Built as a commodity exchange when Valencia was the financial and cultural hub of the Mediterranean, it is still home to traders - in stamps, coins and collectables.

Close by is another historic market, a small circular space like a cockpit, where dealers in haberdashery and ceramics confront each from 19th century stalls, for all the world looking like caricatures from a Goya watercolour.

On Sundays the whole area becomes a bazaar, offering everything from canaries to designer clothes, from leather goods to religious mementoes.

Here you are on the edge of the old city, a maze of 16th century palaces and slums, which links the cathedral to the river. A few years ago these narrow alleys would have looked threatening, and with reason.

Now they are given over to new bars and restaurants and to the apartments of the aspiring middle classes. At the moment the old city totters between picturesque seediness and sedate repair as it undergoes this essential facelift.

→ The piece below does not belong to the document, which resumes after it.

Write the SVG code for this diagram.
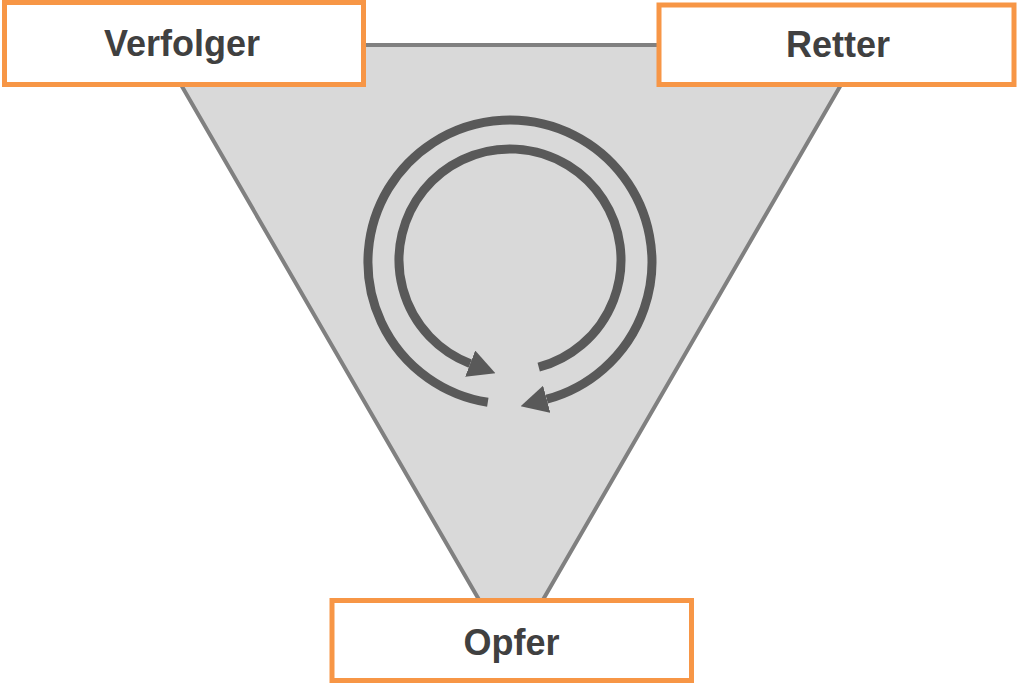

Reconstruction is transforming the eclectic cathedral - a mix of Gothic, Romanesque and Baroque - into a cleaned and gilded art treasure. Elsewhere, the facelift of this sleepy city is almost complete, notably across the river.

You pass through the towers of Serranos, a gatehouse built in the 14th century and also recently smartened up; watch the footballers in the dusty river bed and arrive at the Museo de Bellas Artes.

For years this old monastery slumbered. Now it has been beautifully restored as Spain's second art gallery (after the Prado) with a lapis lazuli domed roof which sheds a blue glow over the central exhibition space.

Some galleries are ultra modern; others complement the retained cloister. The museum holds works by Goya and Velazquez, but perhaps more interesting is the earlier art, the monumental altars ransacked from the city's many desecrated religious buildings in the 19th century and now safely gathered here.

Between the old and the ultra-modern there is another Valencia, which is increasingly picturesque. This is the result of the rebuilding of the city in the late 19th century, when ornate palaces to commerce were constructed by architects with more imagination than sense.

All around the Plaza del Ayuntamiento, the main square, are bizarre constructions built in a kind of Baroque modernism, totally at odds with urbane refinement or good taste. Perhaps the ultimate of these frivolities is the main station, both modernist and Moorish, its exterior decorated with colourful ceramic tiles praising the fertility of the region.

The living is comfortable in Valencia. The numerous small bars offer some of the best tapas in Spain; the restaurants still supply three good courses for around £5 or, in the case of Canyar, the very best local fish in the town centre in a £20 banquet. Transport is cheap, the sun invariably shines and there is always an alley or a courtyard or a garden that needs exploring.

And if you do tire of the city, just to the east, a 10-minute ride away, are the beaches of las Arenas and la Malvarrosa, with white sand, beach bars and a newly restored promenade. Anyone seeking something a little less blatant can dip southwards to Albufera, a lagoon famous for its sunsets and wildlife.

In the past, Valencia was claustrophobic, hot and inward-looking. Now it is attempting to emulate Barcelona as a modern city, with its Norman Foster-designed conference centre and a new glass concert hall, as well as the City of Arts and Sciences.

But, as it polishes up its cosmopolitan panache, Valencia's traditional charms remain in place. This is a city for discerning visitors; it is not a superficial one-day wonder.